Top quark mass measurements at and above threshold at CLIC

TL;DR

This paper evaluates the expected precision of top quark mass measurements at a CLIC-based linear e+ e- collider, using simulation and two measurement techniques, achieving about 100 MeV accuracy.

Contribution

It provides a detailed simulation-based analysis of top mass measurement methods at CLIC, including systematic uncertainties and comparison with ILC.

Findings

Experimental uncertainties around 100 MeV for direct reconstruction.

Total uncertainties around 100 MeV for threshold scan.

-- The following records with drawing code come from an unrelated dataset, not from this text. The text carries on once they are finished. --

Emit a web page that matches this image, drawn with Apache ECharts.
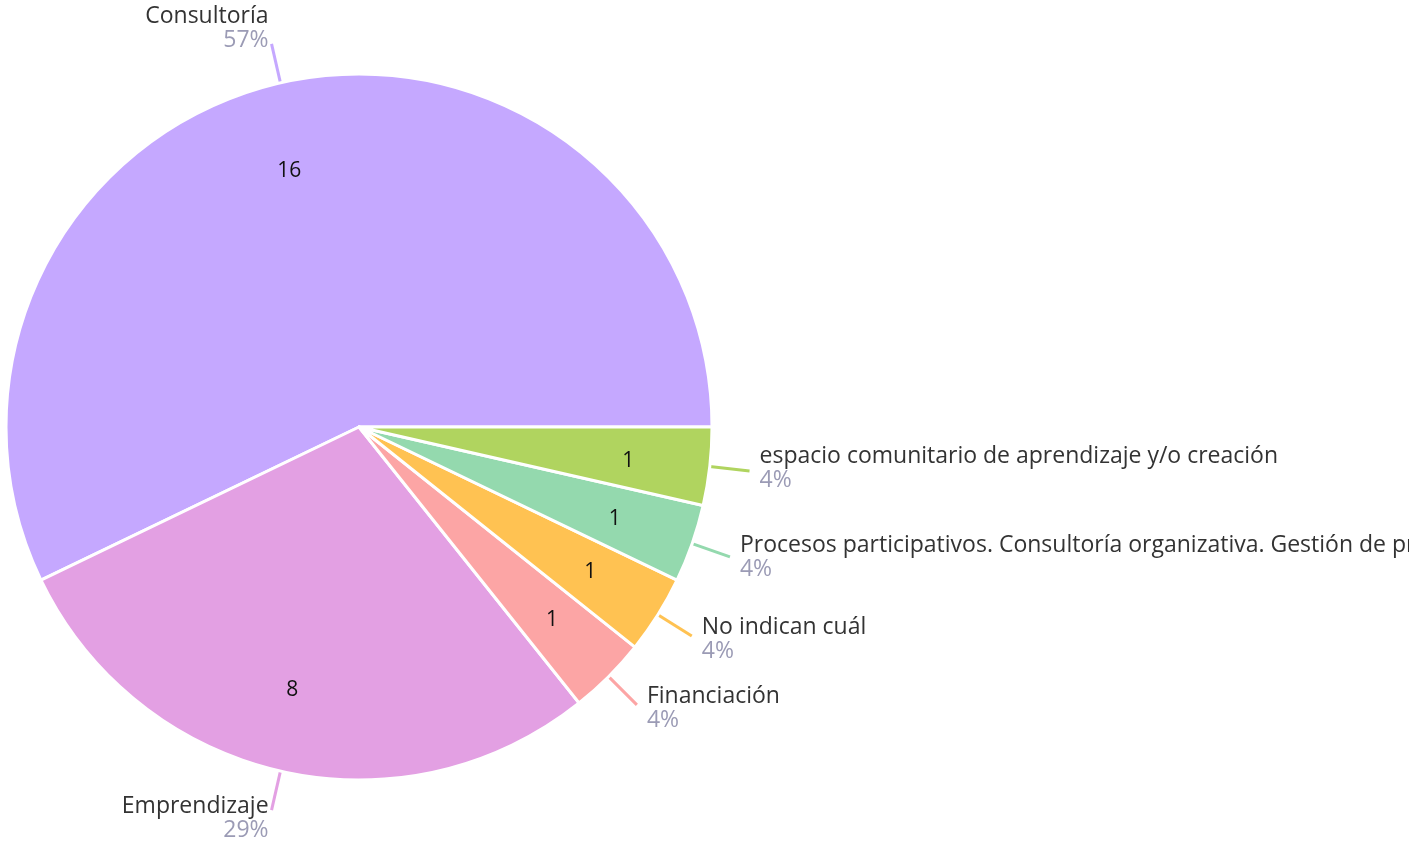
<!DOCTYPE html>
<html>
<head>
<meta charset="utf-8">
<script src="https://cdn.jsdelivr.net/npm/echarts@6/dist/echarts.min.js"></script>
<style>
html,body{margin:0;padding:0;background:#fff;}
#c{width:1409px;height:841px;}
</style>
</head>
<body>
<div id="c"></div>
<script>
const categories = [
  'Consultoría',
  'Emprendizaje',
  'Financiación',
  'No indican cuál',
  'Procesos participativos. Consultoría organizativa. Gestión de proyectos',
  'espacio comunitario de aprendizaje y/o creación'
];
const values = [16, 8, 1, 1, 1, 1];
const colors = ['#c5a8ff', '#e3a0e3', '#fca5a5', '#ffc252', '#94d9ae', '#b0d45f'];

const total = values.reduce((a, b) => a + b, 0);
const FONT = '"Open Sans", "Noto Sans", sans-serif';

const data = categories.map((name, i) => {
  const d = { name: name, value: values[i], itemStyle: { color: colors[i] } };
  if (i === 4) d.label = { width: 900, overflow: 'none' };
  return d;
});

const outerNudge = [[7, -15], [7, 8], [0, 4], [0, 3], [0, 1], [0, -3]];
const innerNudge = [[-9, 10], [-6, -3], [0, 0], [0, 0], [-2, 2], [-2, 3]];

const chart = echarts.init(document.getElementById('c'), null, { renderer: 'canvas' });
chart.setOption({
  animation: false,
  backgroundColor: '#fff',
  series: [
    {
      type: 'pie',
      center: [359, 427],
      radius: 353,
      startAngle: 0,
      clockwise: false,
      avoidLabelOverlap: false,
      itemStyle: { borderColor: '#fff', borderWidth: 3 },
      label: {
        show: true,
        position: 'outside',
        distanceToLabelLine: 10,
        fontFamily: FONT,
        formatter: p => '{n|' + p.name + '}\n{p|' + Math.round(p.value / total * 100) + '%}',
        rich: {
          n: { fontFamily: FONT, fontSize: 23, color: '#333333', lineHeight: 24 },
          p: { fontFamily: FONT, fontSize: 23, color: '#9b9bb5', lineHeight: 24 }
        }
      },
      labelLine: { show: true, length: 40, length2: 0, lineStyle: { width: 3 } },
      labelLayout: function (params) {
        const n = outerNudge[params.dataIndex];
        return { dx: n[0], dy: n[1] };
      },
      emphasis: { disabled: true },
      data: data
    },
    {
      type: 'pie',
      center: [359, 427],
      radius: [260, 280],
      startAngle: 0,
      clockwise: false,
      silent: true,
      itemStyle: { color: 'rgba(0,0,0,0)', borderWidth: 0 },
      label: {
        show: true,
        position: 'inside',
        formatter: p => String(p.value),
        fontFamily: FONT,
        fontSize: 21,
        color: '#111111'
      },
      labelLine: { show: false },
      labelLayout: function (params) {
        const n = innerNudge[params.dataIndex];
        return { dx: n[0], dy: n[1] };
      },
      emphasis: { disabled: true },
      data: categories.map((name, i) => ({ name: name, value: values[i] }))
    }
  ]
});
</script>
</body>
</html>
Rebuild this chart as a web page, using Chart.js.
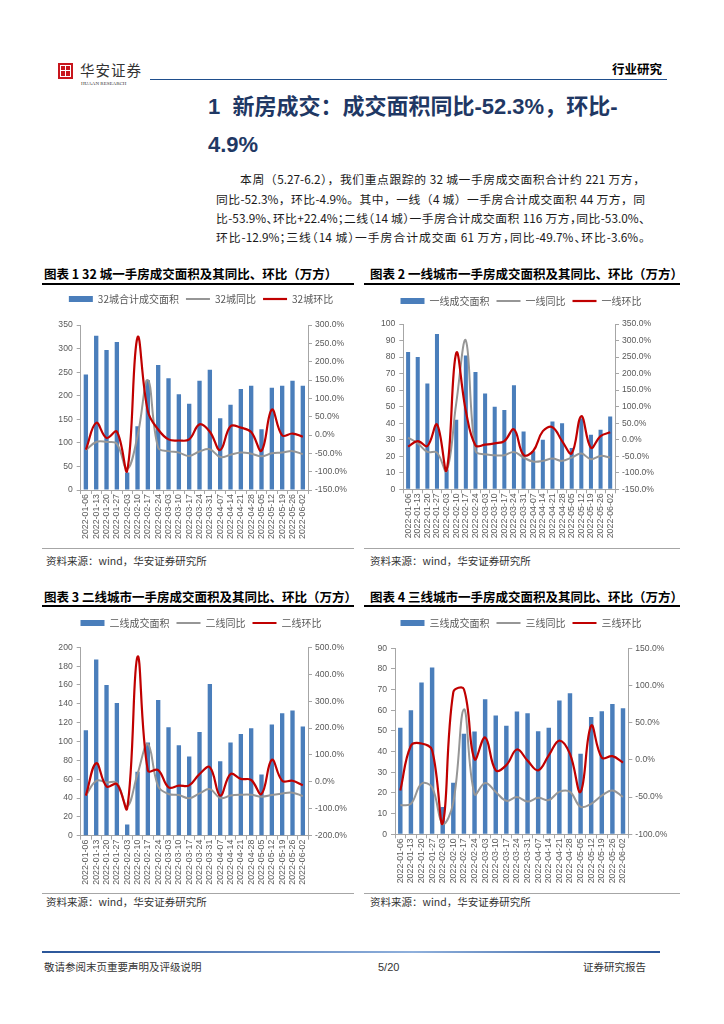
<!DOCTYPE html>
<html>
<head>
<meta charset="utf-8">
<script src="https://cdn.jsdelivr.net/npm/chart.js@4.4.0/dist/chart.umd.min.js"></script>
<style>
  body { margin: 0; width: 724px; height: 1024px; position: relative; background: #fff; overflow: hidden;
         font-family: "Noto Sans CJK SC", sans-serif; color: #1a1a1a; }
  .abs { position: absolute; white-space: nowrap; line-height: 1; }
  .para { position: absolute; font-size: 11.8px; line-height: 1; text-align: justify; text-align-last: justify; white-space: nowrap; }
  .halt { font-feature-settings: "halt"; }
  .ctitle { position: absolute; font-size: 12.5px; font-weight: 700; line-height: 1; color: #000; white-space: nowrap; }
  .uline { position: absolute; height: 2px; background: #000; }
  .gline { position: absolute; height: 1px; background: #a6a6a6; }
  .src { position: absolute; font-size: 10.5px; line-height: 1; color: #333; white-space: nowrap; }
  .box { position: absolute; }
</style>
</head>
<body>

<!-- 页眉 -->
<div class="box" style="left:58px;top:63px;width:15px;height:16px;background:#c8161d;"></div>
<div class="box" style="left:60px;top:65px;width:9px;height:10px;border:1px solid #fff;"></div>
<div class="box" style="left:65px;top:65px;width:1px;height:12px;background:#fff;"></div>
<div class="box" style="left:60px;top:70px;width:11px;height:1px;background:#fff;"></div>
<div class="abs" style="left:80px;top:63px;font-size:14.5px;color:#333;letter-spacing:1px;">华安证券</div>
<div class="abs" style="left:81px;top:81px;font-size:5px;color:#333;font-family:'Liberation Serif';">HUAAN RESEARCH</div>
<div class="box" style="left:150px;top:79px;width:517px;height:1px;background:#1f4e8c;"></div>
<div class="abs" style="left:612px;top:63px;font-size:12.5px;font-weight:700;color:#000;">行业研究</div>

<!-- 标题 -->
<div class="abs" style="left:208px;top:96px;font-size:22px;font-weight:700;color:#1f3864;font-family:'Liberation Sans','Noto Sans CJK SC';">1&nbsp; 新房成交：成交面积同比-52.3%，环比-</div>
<div class="abs" style="left:208px;top:134px;font-size:22px;font-weight:700;color:#1f3864;font-family:'Liberation Sans','Noto Sans CJK SC';">4.9%</div>

<div class="para" style="left:240px;top:173px;width:405px;">本周（5.27-6.2），我们重点跟踪的 32 城一手房成交面积合计约 221 万方，</div>
<div class="para" style="left:216px;top:193px;width:429px;">同比-52.3%，环比-4.9%。其中，一线（4 城）一手房合计成交面积 44 万方，同</div>
<div class="para halt" style="left:216px;top:212px;width:429px;">比-53.9%、环比+22.4%；二线（14 城）一手房合计成交面积 116 万方，同比-53.0%、</div>
<div class="para halt" style="left:216px;top:231px;width:429px;">环比-12.9%；三线（14 城）一手房合计成交面 61 万方，同比-49.7%、环比-3.6%。</div>

<!-- 图表标题 -->
<div class="ctitle" style="left:44px;top:268px;">图表 1 32 城一手房成交面积及其同比、环比（万方）</div>
<div class="uline" style="left:42px;top:283px;width:312px;"></div>
<div class="ctitle" style="left:370px;top:268px;">图表 2 一线城市一手房成交面积及其同比、环比（万方）</div>
<div class="uline" style="left:364px;top:283px;width:316px;"></div>

<div class="box" style="left:42px;top:287px;width:318px;height:261px;"><canvas id="c1"></canvas></div>
<div class="box" style="left:362px;top:289px;width:318px;height:259px;"><canvas id="c2"></canvas></div>

<div class="gline" style="left:42px;top:548px;width:312px;"></div>
<div class="gline" style="left:364px;top:548px;width:316px;"></div>
<div class="src" style="left:46px;top:556px;">资料来源：wind，华安证券研究所</div>
<div class="src" style="left:370px;top:556px;">资料来源：wind，华安证券研究所</div>

<div class="ctitle" style="left:44px;top:591px;">图表 3 二线城市一手房成交面积及其同比、环比（万方）</div>
<div class="uline" style="left:42px;top:605px;width:312px;"></div>
<div class="ctitle" style="left:370px;top:591px;">图表 4 三线城市一手房成交面积及其同比、环比（万方）</div>
<div class="uline" style="left:364px;top:605px;width:316px;"></div>

<div class="box" style="left:42px;top:611px;width:318px;height:282px;"><canvas id="c3"></canvas></div>
<div class="box" style="left:362px;top:611px;width:318px;height:282px;"><canvas id="c4"></canvas></div>

<div class="gline" style="left:42px;top:893px;width:312px;"></div>
<div class="gline" style="left:364px;top:893px;width:316px;"></div>
<div class="src" style="left:46px;top:897px;">资料来源：wind，华安证券研究所</div>
<div class="src" style="left:370px;top:897px;">资料来源：wind，华安证券研究所</div>

<!-- 页脚 -->
<div class="box" style="left:42px;top:951px;width:618px;height:2px;background:linear-gradient(to right,#2a5599,#8fb0dc 60%,#2a5599);"></div>
<div class="abs" style="left:44px;top:962px;font-size:10.5px;color:#333;">敬请参阅末页重要声明及评级说明</div>
<div class="abs" style="left:378px;top:962px;font-size:11px;color:#333;font-family:'Liberation Sans';">5/20</div>
<div class="abs" style="left:583px;top:962px;font-size:10.5px;color:#333;">证券研究报告</div>

<script>
// 周度日期
var weeks = ['2022-01-06','2022-01-13','2022-01-20','2022-01-27','2022-02-03','2022-02-10','2022-02-17',
             '2022-02-24','2022-03-03','2022-03-10','2022-03-17','2022-03-24','2022-03-31','2022-04-07',
             '2022-04-14','2022-04-21','2022-04-28','2022-05-05','2022-05-12','2022-05-19','2022-05-26','2022-06-02'];

// 32城
var area32 = [245, 327, 297, 314, 37, 135, 233, 265, 237, 203, 183, 232, 255, 152, 181, 214, 221, 129, 217, 221, 232, 221];
var yoy32  = [-41, -19, -19, -24, -93, -3, 150, -35, -44, -48, -57, -45, -39, -60, -54, -48, -51, -58, -50, -48, -44, -52.3];
var mom32  = [-40, 33, -8, 9, -97, 266, 65, 15, -12, -15, -12, 29, 9, -41, 24, 20, 8, -43, 69, -1, 4, -4.9];

// 一线
var area1 = [83, 80, 64, 94, 12, 42, 81, 71, 58, 50, 48, 63, 35, 23, 30, 41, 40, 25, 43, 33, 36, 44];
var yoy1  = [6, -11, -37, -39, -95, 110, 300, -34, -44, -47, -47, -37, -54, -66, -64, -57, -64, -54, -42, -59, -49, -53.9];
var mom1  = [-21, -4, -19, 46, -92, 262, 87, -17, -15, -11, -4, 31, -46, -34, 26, 38, -4, -41, 71, -24, 11, 22.4];

// 二线
var area2 = [112, 187, 160, 141, 12, 68, 99, 144, 115, 96, 84, 110, 161, 79, 99, 108, 114, 65, 118, 130, 133, 116];
var yoy2  = [-51, 4, -2, -4, -91, 29, 140, -17, -45, -49, -61, -43, -27, -60, -51, -48, -48, -55, -49, -43, -40, -53];
var mom2  = [-51, 69, -17, -8, -98, 465, 42, 44, -20, -14, -13, 29, 54, -51, 29, 11, 7, -45, 82, 4, 4, -12.9];

// 三线
var area3 = [51.5, 60, 73.4, 80.7, 13.2, 25, 48.6, 49.8, 65.4, 57.5, 52.5, 59.4, 58.6, 49.9, 51.5, 64.7, 68.3, 39, 56.8, 59.6, 63, 61];
var yoy3  = [-61, -59, -32, -37, -86, -57, 68, -46, -31, -43, -55, -50, -56, -51, -54, -43, -43, -63, -59, -48, -41, -49.7];
var mom3  = [-41, 19, 22, 13, -85, 91, 95, 1, 30, -14, -7, 14, -1, -14, 6, 26, 8, -43, 46, 3, 5, -3.6];

var axisColor = '#a6a6a6';
var tickColor = '#595959';
var latin = "'Liberation Sans', Arial, sans-serif";
var cjk = "'Noto Sans CJK SC', sans-serif";

// 固定图例高度
var fixLegend = {
    id: 'fixLegend',
    beforeUpdate: function(chart, args, opts) {
        var lg = chart.legend;
        if (lg && !lg._fixed) {
            var fit = lg.fit;
            lg.fit = function() { fit.call(this); this.height = opts.height; };
            lg._fixed = true;
        }
    }
};

function makeChart(id, names, bars, yoy, mom, left, right, dims) {
    return new Chart(document.getElementById(id), {
        type: 'bar',
        data: {
            labels: weeks,
            datasets: [{
                type: 'bar',
                label: names[0],
                data: bars,
                yAxisID: 'y',
                backgroundColor: '#4a7ebb',
                borderWidth: 0,
                barPercentage: 0.42,
                categoryPercentage: 1,
                order: 3
            }, {
                type: 'line',
                label: names[1],
                data: yoy,
                yAxisID: 'y1',
                borderColor: '#969696',
                backgroundColor: '#969696',
                borderWidth: 2,
                pointRadius: 0,
                tension: 0.4,
                order: 2
            }, {
                type: 'line',
                label: names[2],
                data: mom,
                yAxisID: 'y1',
                borderColor: '#c00000',
                backgroundColor: '#c00000',
                borderWidth: 2.2,
                pointRadius: 0,
                tension: 0.4,
                order: 1
            }]
        },
        plugins: [fixLegend],
        options: {
            responsive: false,
            animation: false,
            layout: { padding: 0 },
            plugins: {
                fixLegend: { height: dims.top },
                tooltip: { enabled: false },
                legend: {
                    position: 'top',
                    labels: {
                        usePointStyle: true,
                        pointStyleWidth: 24,
                        boxHeight: 6,
                        padding: 7,
                        color: tickColor,
                        font: { size: 10, family: cjk },
                        sort: function(a, b) { return a.datasetIndex - b.datasetIndex; },
                        generateLabels: function(chart) {
                            var items = Chart.defaults.plugins.legend.labels.generateLabels(chart);
                            items.forEach(function(it) { it.pointStyle = it.datasetIndex === 0 ? 'rect' : 'line'; });
                            return items;
                        }
                    }
                }
            },
            scales: {
                x: {
                    offset: true,
                    grid: { drawOnChartArea: false, drawTicks: true, tickLength: 4, color: axisColor, offset: true },
                    border: { color: axisColor },
                    ticks: { autoSkip: false, minRotation: 90, maxRotation: 90, padding: 0, color: tickColor,
                             font: { size: 8.8, family: latin } },
                    afterFit: function(s) { s.height = dims.xh; }
                },
                y: {
                    position: 'left',
                    min: left[0], max: left[1],
                    grid: { drawOnChartArea: false, tickLength: 4, color: axisColor },
                    border: { color: axisColor },
                    ticks: { stepSize: left[2], padding: 4, color: tickColor, font: { size: 8.6, family: latin } },
                    afterFit: function(s) { s.width = dims.yl; }
                },
                y1: {
                    position: 'right',
                    min: right[0], max: right[1],
                    grid: { drawOnChartArea: false, tickLength: 4, color: axisColor },
                    border: { color: axisColor },
                    ticks: { stepSize: right[2], padding: 3, color: tickColor, font: { size: 8.6, family: latin },
                             callback: function(v) { return v.toFixed(1) + '%'; } },
                    afterFit: function(s) { s.width = dims.yr; }
                }
            }
        }
    });
}

function sizeCanvas(id) {
    var c = document.getElementById(id);
    var p = c.parentNode;
    c.width = p.clientWidth;
    c.height = p.clientHeight;
    c.style.width = p.clientWidth + 'px';
    c.style.height = p.clientHeight + 'px';
}

function drawAll() {
    ['c1', 'c2', 'c3', 'c4'].forEach(sizeCanvas);
    makeChart('c1', ['32城合计成交面积', '32城同比', '32城环比'], area32, yoy32, mom32,
              [0, 350, 50], [-150, 300, 50], { top: 38, xh: 58, yl: 38.7, yr: 52 });
    makeChart('c2', ['一线成交面积', '一线同比', '一线环比'], area1, yoy1, mom1,
              [0, 100, 10], [-150, 350, 50], { top: 35, xh: 58.7, yl: 41.3, yr: 65 });
    makeChart('c3', ['二线成交面积', '二线同比', '二线环比'], area2, yoy2, mom2,
              [0, 200, 20], [-200, 500, 100], { top: 36.3, xh: 57.3, yl: 38.7, yr: 52 });
    makeChart('c4', ['三线成交面积', '三线同比', '三线环比'], area3, yoy3, mom3,
              [0, 90, 10], [-100, 150, 50], { top: 37.3, xh: 58.7, yl: 33, yr: 51.7 });
}

document.addEventListener('DOMContentLoaded', function() {
    if (document.fonts && document.fonts.load) {
        Promise.all([
            document.fonts.load('10px "Noto Sans CJK SC"', '一线成交面积同比环比'),
            document.fonts.load('9px "Liberation Sans"', '2022')
        ]).then(drawAll, drawAll);
    } else {
        drawAll();
    }
});
</script>
</body>
</html>
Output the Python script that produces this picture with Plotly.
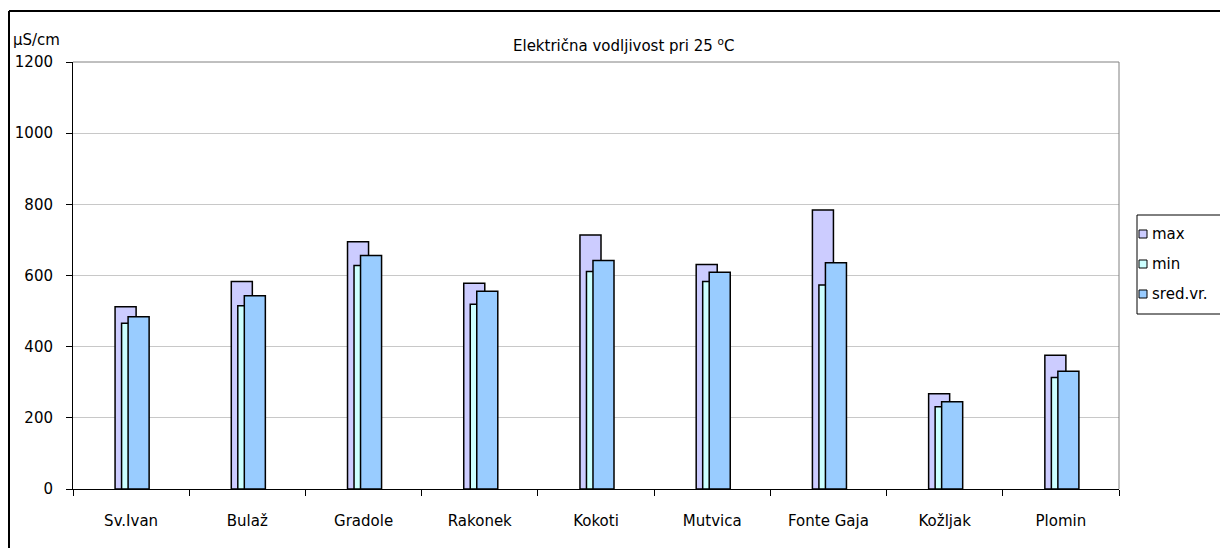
import plotly.graph_objects as go

categories = ["Sv.Ivan", "Bulaž", "Gradole", "Rakonek", "Kokoti", "Mutvica", "Fonte Gaja", "Kožljak", "Plomin"]
max_vals = [512, 583, 695, 578, 714, 631, 784, 268, 376]
min_vals = [466, 515, 628, 519, 611, 583, 573, 231, 313]
avg_vals = [484, 543, 656, 556, 642, 609, 636, 245, 331]
series_names = ["max", "min", "sred.vr."]
colors = ["#CCCCFF", "#CCFFFF", "#99CCFF"]
y_ticks = [0, 200, 400, 600, 800, 1000, 1200]

# page has an 8px body margin; work in reference pixel coords and shift
SH = 8
W, H = 1228 - SH, 548 - SH
L, R, T, B = 73 - SH, 1119 - SH, 62 - SH, 489 - SH


def px(x):
    return (x - SH - L) / (R - L)


def py(y):
    return (B - (y - SH)) / (B - T)


FONT = "DejaVu Sans"
FS = 15
fig = go.Figure()
bar_w = 0.181
offsets = [-0.138, -0.082, -0.026]
for name, vals, col, off in zip(series_names, [max_vals, min_vals, avg_vals], colors, offsets):
    fig.add_trace(go.Bar(
        x=categories, y=vals, name=name, width=bar_w, offset=off,
        marker=dict(color=col, line=dict(color="#000000", width=1.5)),
        showlegend=False,
    ))


def line(x0, y0, x1, y1, color="#000000", width=1):
    return dict(type="line", xref="paper", yref="paper", x0=px(x0), x1=px(x1),
                y0=py(y0), y1=py(y1), line=dict(color=color, width=width))


shapes = [
    # plot area frame top and right (gray)
    dict(type="line", xref="paper", yref="paper", x0=0, x1=1, y0=1, y1=1,
         line=dict(color="#808080", width=1)),
    dict(type="line", xref="paper", yref="paper", x0=1, x1=1, y0=0, y1=1,
         line=dict(color="#808080", width=1)),
    # outer chart border
    line(9, 11, 1240, 11, width=2),
    line(9, 11, 9, 560, width=2),
    # legend box (open on the right, it runs off the image)
    line(1137, 215, 1240, 215),
    line(1137, 314, 1240, 314),
    line(1137, 215, 1137, 314),
]
annotations = [
    dict(text="Električna vodljivost pri 25 <sup>o</sup>C", x=px(624), y=py(45),
         xref="paper", yref="paper", showarrow=False, font=dict(size=FS),
         xanchor="center", yanchor="middle"),
    dict(text="µS/cm", x=px(11), y=py(40), xref="paper", yref="paper",
         showarrow=False, font=dict(size=FS), xanchor="left", yanchor="middle"),
]
leg_y = [234, 264, 294]
for name, col, yy in zip(series_names, colors, leg_y):
    shapes.append(dict(type="rect", xref="paper", yref="paper",
                       x0=px(1139), x1=px(1147), y0=py(yy + 4), y1=py(yy - 4),
                       line=dict(color="#000000", width=1), fillcolor=col))
    annotations.append(dict(text=name, x=px(1150), y=py(yy), xref="paper", yref="paper",
                            showarrow=False, font=dict(size=FS), xanchor="left",
                            yanchor="middle"))

fig.update_layout(
    width=W, height=H,
    margin=dict(l=L, r=W - R, t=T, b=H - B, pad=0, autoexpand=False),
    barmode="overlay",
    paper_bgcolor="white", plot_bgcolor="white",
    font=dict(family=FONT, size=FS, color="#000000"),
    showlegend=False,
    xaxis=dict(type="category", showline=True, linecolor="#000000", linewidth=1,
               ticks="outside", ticklen=6, tickcolor="#000000", tickson="boundaries",
               showgrid=False, tickfont=dict(size=FS), range=[-0.5, 8.5],
               ticklabelstandoff=18, automargin=False),
    yaxis=dict(range=[0, 1200], tickvals=y_ticks, showline=True, linecolor="#000000",
               linewidth=1, ticks="outside", ticklen=6, tickcolor="#000000",
               showgrid=True, gridcolor="#C8C8C8", gridwidth=1, zeroline=False,
               tickfont=dict(size=FS), ticklabelstandoff=10, automargin=False),
    shapes=shapes,
    annotations=annotations,
)

fig.write_html("out.html")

Comparable precision levels for CLIC and ILC in top mass measurement.

Abstract

We present a study of the expected precision of the top quark mass determination, measured at a linear e+ e- collider based on CLIC technology. GEANT4-based detector simulation and full event reconstruction including realistic physics and beam-induced background levels are used. Two different techniques to measure the top mass are studied: The direct reconstruction of the invariant mass of the top quark decay products and the measurement of the mass together with the strong coupling constant in a threshold scan, in both cases including first studies of expected systematic uncertainties. For the direct reconstruction, experimental uncertainties around 100 MeV are achieved, which are at present not matched by a theoretical understanding on a similar level. With a threshold scan, total uncertainties of around 100 MeV are achieved, including theoretical uncertainties in a well-defined top mass scheme. For the threshold scan, the precision at ILC is also studied to provide a comparison of the two linear collider technologies.